> **Exercise requirements**: Exactly retype the lines from the top of the data through the line containing "var yTicks = [10, 100, 1000, 10000];", leaving out every picture.

> **Provided data**:
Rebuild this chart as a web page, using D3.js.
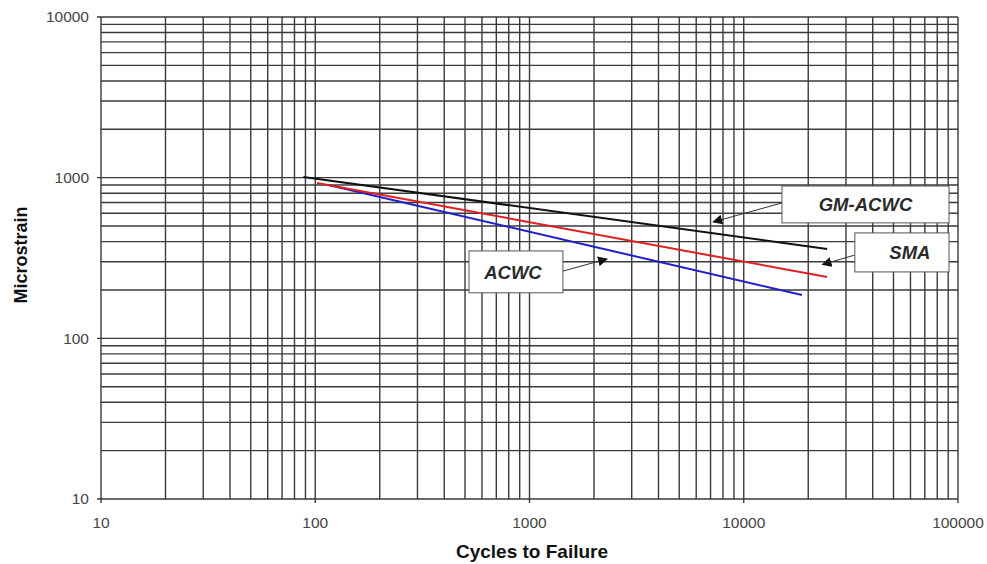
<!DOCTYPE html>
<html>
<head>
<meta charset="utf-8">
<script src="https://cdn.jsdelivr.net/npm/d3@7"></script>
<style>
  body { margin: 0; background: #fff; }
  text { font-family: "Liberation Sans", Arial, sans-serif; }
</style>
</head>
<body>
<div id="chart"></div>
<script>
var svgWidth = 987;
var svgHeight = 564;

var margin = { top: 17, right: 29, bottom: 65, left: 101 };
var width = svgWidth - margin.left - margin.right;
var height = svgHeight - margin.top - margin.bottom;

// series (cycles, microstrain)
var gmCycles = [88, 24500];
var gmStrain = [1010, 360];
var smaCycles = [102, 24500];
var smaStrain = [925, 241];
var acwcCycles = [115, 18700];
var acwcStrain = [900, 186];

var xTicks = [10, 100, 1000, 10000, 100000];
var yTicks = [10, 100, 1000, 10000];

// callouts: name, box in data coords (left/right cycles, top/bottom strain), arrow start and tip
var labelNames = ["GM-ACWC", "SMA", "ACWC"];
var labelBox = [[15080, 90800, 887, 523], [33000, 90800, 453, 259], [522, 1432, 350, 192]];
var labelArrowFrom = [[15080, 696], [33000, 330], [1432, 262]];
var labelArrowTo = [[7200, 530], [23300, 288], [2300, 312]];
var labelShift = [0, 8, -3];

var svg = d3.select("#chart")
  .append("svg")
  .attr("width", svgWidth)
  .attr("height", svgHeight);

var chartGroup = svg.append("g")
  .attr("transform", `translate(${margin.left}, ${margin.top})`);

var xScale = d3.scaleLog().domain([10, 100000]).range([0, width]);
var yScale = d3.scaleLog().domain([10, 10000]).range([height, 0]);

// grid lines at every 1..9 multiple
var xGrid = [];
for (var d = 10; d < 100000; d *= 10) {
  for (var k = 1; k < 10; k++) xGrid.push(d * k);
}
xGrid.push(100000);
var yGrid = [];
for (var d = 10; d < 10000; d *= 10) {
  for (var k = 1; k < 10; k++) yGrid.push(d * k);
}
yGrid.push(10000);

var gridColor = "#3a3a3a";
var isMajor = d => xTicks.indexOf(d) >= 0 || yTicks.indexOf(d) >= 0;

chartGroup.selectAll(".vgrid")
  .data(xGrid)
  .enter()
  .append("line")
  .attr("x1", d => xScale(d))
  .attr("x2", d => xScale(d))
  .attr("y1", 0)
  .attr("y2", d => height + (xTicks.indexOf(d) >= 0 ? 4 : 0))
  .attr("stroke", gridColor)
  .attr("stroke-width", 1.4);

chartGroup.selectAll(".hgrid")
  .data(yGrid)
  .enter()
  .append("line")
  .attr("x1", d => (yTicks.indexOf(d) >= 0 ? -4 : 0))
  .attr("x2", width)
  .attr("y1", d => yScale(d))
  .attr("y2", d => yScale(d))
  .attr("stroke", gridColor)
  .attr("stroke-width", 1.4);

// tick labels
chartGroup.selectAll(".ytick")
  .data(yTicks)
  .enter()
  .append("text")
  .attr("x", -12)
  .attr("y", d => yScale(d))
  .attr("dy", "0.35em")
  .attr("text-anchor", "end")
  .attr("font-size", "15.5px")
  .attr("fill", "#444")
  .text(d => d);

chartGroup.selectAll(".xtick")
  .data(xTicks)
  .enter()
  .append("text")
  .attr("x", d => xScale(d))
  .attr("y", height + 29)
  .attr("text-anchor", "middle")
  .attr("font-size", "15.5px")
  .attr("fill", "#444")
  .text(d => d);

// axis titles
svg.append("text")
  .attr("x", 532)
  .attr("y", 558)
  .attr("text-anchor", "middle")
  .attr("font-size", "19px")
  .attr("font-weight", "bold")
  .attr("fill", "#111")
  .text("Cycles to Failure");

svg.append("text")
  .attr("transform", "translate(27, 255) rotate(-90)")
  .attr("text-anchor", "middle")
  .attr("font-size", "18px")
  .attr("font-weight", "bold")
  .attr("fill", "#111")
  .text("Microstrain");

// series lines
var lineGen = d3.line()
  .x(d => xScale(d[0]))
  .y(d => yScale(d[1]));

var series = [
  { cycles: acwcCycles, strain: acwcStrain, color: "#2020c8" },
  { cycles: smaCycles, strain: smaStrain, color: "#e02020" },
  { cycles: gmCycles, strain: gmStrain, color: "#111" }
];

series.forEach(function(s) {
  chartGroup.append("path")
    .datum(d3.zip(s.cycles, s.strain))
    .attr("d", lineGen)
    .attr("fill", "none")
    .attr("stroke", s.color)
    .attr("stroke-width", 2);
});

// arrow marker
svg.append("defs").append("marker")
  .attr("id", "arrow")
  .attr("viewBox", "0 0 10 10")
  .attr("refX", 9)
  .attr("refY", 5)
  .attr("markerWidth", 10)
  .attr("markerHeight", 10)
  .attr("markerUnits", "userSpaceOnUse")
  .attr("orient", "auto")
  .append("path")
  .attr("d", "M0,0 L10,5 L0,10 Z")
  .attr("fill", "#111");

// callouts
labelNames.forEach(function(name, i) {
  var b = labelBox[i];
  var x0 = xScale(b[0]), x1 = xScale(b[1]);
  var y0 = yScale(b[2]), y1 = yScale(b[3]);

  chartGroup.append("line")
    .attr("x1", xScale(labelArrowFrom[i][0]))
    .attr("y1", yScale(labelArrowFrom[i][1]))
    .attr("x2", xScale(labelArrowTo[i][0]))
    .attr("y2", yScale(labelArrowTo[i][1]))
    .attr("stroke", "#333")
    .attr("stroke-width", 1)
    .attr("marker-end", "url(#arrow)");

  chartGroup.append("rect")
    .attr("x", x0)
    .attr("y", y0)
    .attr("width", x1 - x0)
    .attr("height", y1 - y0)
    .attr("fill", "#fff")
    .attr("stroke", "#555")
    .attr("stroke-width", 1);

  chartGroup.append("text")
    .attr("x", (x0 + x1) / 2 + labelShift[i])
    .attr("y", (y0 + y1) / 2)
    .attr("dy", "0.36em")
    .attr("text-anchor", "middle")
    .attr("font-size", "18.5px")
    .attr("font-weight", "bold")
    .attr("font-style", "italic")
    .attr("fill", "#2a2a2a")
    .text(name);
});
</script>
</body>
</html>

> **Response to the exercise**:
Rebuild this chart as a web page, using D3.js.
<!DOCTYPE html>
<html>
<head>
<meta charset="utf-8">
<script src="https://cdn.jsdelivr.net/npm/d3@7"></script>
<style>
  body { margin: 0; background: #fff; }
  text { font-family: "Liberation Sans", Arial, sans-serif; }
</style>
</head>
<body>
<div id="chart"></div>
<script>
var svgWidth = 987;
var svgHeight = 564;

var margin = { top: 17, right: 29, bottom: 65, left: 101 };
var width = svgWidth - margin.left - margin.right;
var height = svgHeight - margin.top - margin.bottom;

// series (cycles, microstrain)
var gmCycles = [88, 24500];
var gmStrain = [1010, 360];
var smaCycles = [102, 24500];
var smaStrain = [925, 241];
var acwcCycles = [115, 18700];
var acwcStrain = [900, 186];

var xTicks = [10, 100, 1000, 10000, 100000];
var yTicks = [10, 100, 1000, 10000];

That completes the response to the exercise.